I need to know the average volume of an mp3 file so that when I convert it to mp3 (at a different bitrate) I can scale the volume too, to normalize it...
Therefore I need a command line tool / ruby library that gives me the average volume in dB.
You can use sox (an open source command line audio tool http://sox.sourceforge.net/sox.html) to normalize and transcode your files at the same time.
EDIT
Looks like it doesn't have options for bit-rate. Anyway, sox is probably overkill if LAME does normalization.
You can use LAME to encode to mp3. It has options for normalization, scaling, and bitrate. LAME also compiles to virtually any platform.
I wrote a little wrapper script, based on the above input:
#!/bin/sh
# Get the current volume (will reset to this later).
current=`amixer -c 0 get Master 2>&1 |\
awk '/%/ {
p=substr($4,2,length($4)-2);
if( substr(p,length(p)) == "%" )
{
p = substr(p,1,length(p)-1)
}
print p
}'`
# Figure out how loud the track is. The normal amplitude for a track is 0.1.
# Ludicrously low values are 0.05, high is 0.37 (!!?)
rm -f /tmp/$$.out
/usr/bin/mplayer -vo null -ao pcm:file=/tmp/$$.out $1 >/dev/null 2>&1
if [ $? = 0 ] ; then
amplitude=`/usr/bin/sox /tmp/$$.out -n stat 2>&1 | awk '/RMS.+amplitude/ {print $NF}'`
fi
rm -f /tmp/$$.out
# Set an appropriate volume for the track.

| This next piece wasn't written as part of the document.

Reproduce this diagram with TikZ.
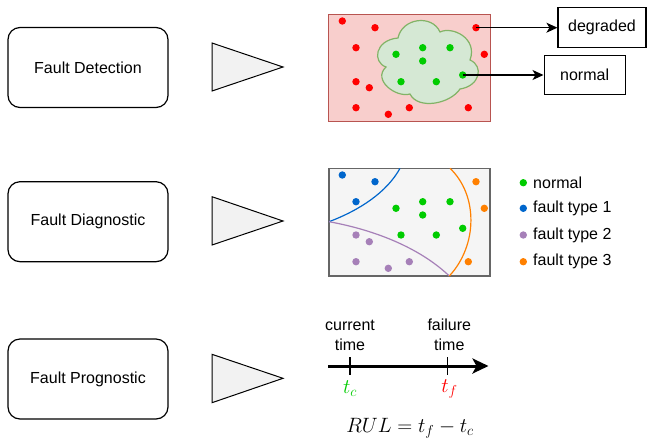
\documentclass[tikz,border=0pt]{standalone}
\usepackage{fontspec}
\setmainfont{Liberation Sans}
\usetikzlibrary{arrows.meta}
\definecolor{redfill}{HTML}{F8CECC}
\definecolor{redline}{HTML}{B85450}
\definecolor{grnfill}{HTML}{D5E8D4}
\definecolor{grnline}{HTML}{82B366}
\definecolor{grayfill}{HTML}{F5F5F5}
\definecolor{grayline}{HTML}{666666}
\definecolor{trifill}{HTML}{F2F2F2}
\definecolor{dotred}{HTML}{FF0000}
\definecolor{dotgreen}{HTML}{00CC00}
\definecolor{dotblue}{HTML}{0066CC}
\definecolor{dotpurple}{HTML}{A680B8}
\definecolor{dotorange}{HTML}{FF8000}
\tikzset{
  txt/.style={font=\fontsize{16}{20}\selectfont},
  stage/.style={draw=black, line width=1.2pt, rounded corners=12pt, minimum width=160pt,
    minimum height=80pt, inner sep=0pt, txt},
  pointer/.style={fill=trifill, draw=black, line width=1pt, line join=miter},
  dot/.style={circle, fill=#1, inner sep=0pt, minimum size=7.4pt},
  labelbox/.style={draw=black, line width=1.2pt, inner sep=0pt, txt},
  link/.style={draw=black, line width=1.2pt, -{Stealth[length=11pt,width=10pt,inset=3pt]}},
  tick/.style={draw=black, line width=1.3pt},
  legendtxt/.style={anchor=west, txt, inner sep=0pt},
  mathlbl/.style={font=\fontsize{21}{24}\selectfont, inner sep=0pt},
}
\begin{document}
\begin{tikzpicture}[x=1pt, y=-1pt]
\path[use as bounding box] (0,0) rectangle (647,440);

% ---- stage boxes ----
\node[stage] (det)  at (88,67.5)  {Fault Detection};
\node[stage] (diag) at (88,221.7) {Fault Diagnostic};
\node[stage] (prog) at (88,379)   {Fault Prognostic};

% ---- pointers ----
\draw[pointer] (212,43) -- (283,67) -- (212,91) -- cycle;
\draw[pointer] (212,196.7) -- (283,221) -- (212,245) -- cycle;
\draw[pointer] (212,354.3) -- (283,378.3) -- (212,402.7) -- cycle;

% ---- detection panel ----
\draw[fill=redfill, draw=redline, line width=1pt] (328.5,14) rectangle (490.5,121.5);
\draw[fill=grnfill, draw=grnline, line width=1.2pt]
  (386,67) .. controls (372,62) and (375,40) .. (398,38)
  .. controls (402,18) and (432,14) .. (440,32)
  .. controls (452,26) and (478,38) .. (470,60)
  .. controls (484,66) and (480,86) .. (460,89)
  .. controls (450,104) and (418,110) .. (410,94)
  .. controls (396,98) and (372,80) .. cycle;

\foreach \px/\py [count=\i] in {342.3/21, 375/27.7, 356/47.7, 484.3/54.3, 356/81.7,
    369.3/87.7, 356/107.7, 409.3/107.7, 468.3/107.7, 388.3/114.3}
  \node[dot=dotred] (r\i) at (\px,\py) {};
\node[dot=dotred] (rdeg) at (476,27.7) {};
\foreach \px/\py [count=\i] in {396/54.3, 422.7/47.7, 450/47.7, 422.7/61, 401/81.7, 436.3/81.7}
  \node[dot=dotgreen] (g\i) at (\px,\py) {};
\node[dot=dotgreen] (gnorm) at (462.7,75) {};

\node[labelbox, minimum width=88pt, minimum height=40pt] (degraded) at (602,27.7) {degraded};
\node[labelbox, minimum width=81pt, minimum height=39.5pt] (normal) at (584.6,75) {normal};
\draw[link] (rdeg.center) -- (degraded.west);
\draw[link] (gnorm.center) -- (normal.west);

% ---- diagnostic panel ----
\draw[fill=grayfill, draw=grayline, line width=1.2pt] (329,168.3) rectangle (490,276);
\coordinate (lm) at (329,221.7);
\coordinate (tp) at (400,168.3);
\coordinate (bp) at (449.3,276);
\coordinate (tq) at (450,168.3);
\draw[dotblue, line width=1.2pt] (lm) .. controls (360,210) and (387,192) .. (tp);
\draw[dotpurple, line width=1.2pt] (lm) .. controls (375,230) and (420,248) .. (bp);
\draw[dotorange, line width=1.2pt] (tq) .. controls (478,195) and (478,245) .. (bp);

\foreach \px/\py [count=\i] in {342.3/175, 375/181.7, 356/201.7}
  \node[dot=dotblue] (b\i) at (\px,\py) {};
\foreach \px/\py [count=\i] in {396/208.3, 422.7/201.7, 450/201.7, 422.7/215, 462.7/228.3, 401/235, 436.3/235}
  \node[dot=dotgreen] (n\i) at (\px,\py) {};
\foreach \px/\py [count=\i] in {356/235, 369.3/241.7, 356/261.7, 409.3/261.7, 388.3/268.3}
  \node[dot=dotpurple] (p\i) at (\px,\py) {};
\foreach \px/\py [count=\i] in {476/181.7, 484.3/208.3, 468.3/261.7}
  \node[dot=dotorange] (o\i) at (\px,\py) {};

% legend
\node[dot=dotgreen]  (k1) at (523.3,182.7) {};
\node[dot=dotblue]   (k2) at (523.3,208.3) {};
\node[dot=dotpurple] (k3) at (523.3,235) {};
\node[dot=dotorange] (k4) at (523.3,261.7) {};
\node[legendtxt] (kt1) at (533,182.7) {normal};
\node[legendtxt] (kt2) at (533,208.3) {fault type 1};
\node[legendtxt] (kt3) at (533,235) {fault type 2};
\node[legendtxt] (kt4) at (533,261.7) {fault type 3};

% ---- prognostic timeline ----
\coordinate (t0) at (328,366);
\coordinate (t1) at (488.5,366);
\draw[line width=3pt, -{Stealth[length=16pt,width=15pt,inset=4pt]}] (t0) -- (t1);
\coordinate (tc) at (350,366);
\coordinate (tf) at (447.7,366);
\draw[tick] ([yshift=-8.5pt]tc) -- ([yshift=9pt]tc);
\draw[tick] ([yshift=-8.5pt]tf) -- ([yshift=9pt]tf);
\node[txt, align=center, inner sep=0pt] (cur) at (350,335) {current\\time};
\node[txt, align=center, inner sep=0pt] (fail) at (449.3,335) {failure\\time};
\node[mathlbl, text=dotgreen] (tcl) at (350,389) {$t_c$};
\node[mathlbl, text=dotred] (tfl) at (449.5,389) {$t_f$};
\node[mathlbl, font=\fontsize{22}{26}\selectfont] (rul) at (410,428) {$RUL = t_f - t_c$};
\end{tikzpicture}
\end{document}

to=`echo $current $amplitude | awk '{printf( "%.0f%%", $1 * 0.1/$2 );}'`
echo $current $amplitude | awk '{print "Amplitude:", $2, " Setting volume to:", 10/$2 "%, mixer volume:", $1 * 0.1/$2}'
amixer -c 0 set Master $to >/dev/null 2>&1
mplayer -quiet -cache 2500 $1
# Reset the volume for next time.
amixer -c 0 set Master "$current%" >/dev/null 2>&1
It takes an extra second to start up playing the file, and relies on alsamixer to adjust the volume, but it does a really nice job of keeping you from having to constantly tweak the master volume. And it doesn't really care what the input format is, since if mplayer can play it at all, it can extract the audio, so it should work fine with MP3, Ogg, AVI, whatever.
http://mp3gain.sourceforge.net/ is a well thought out solution for this.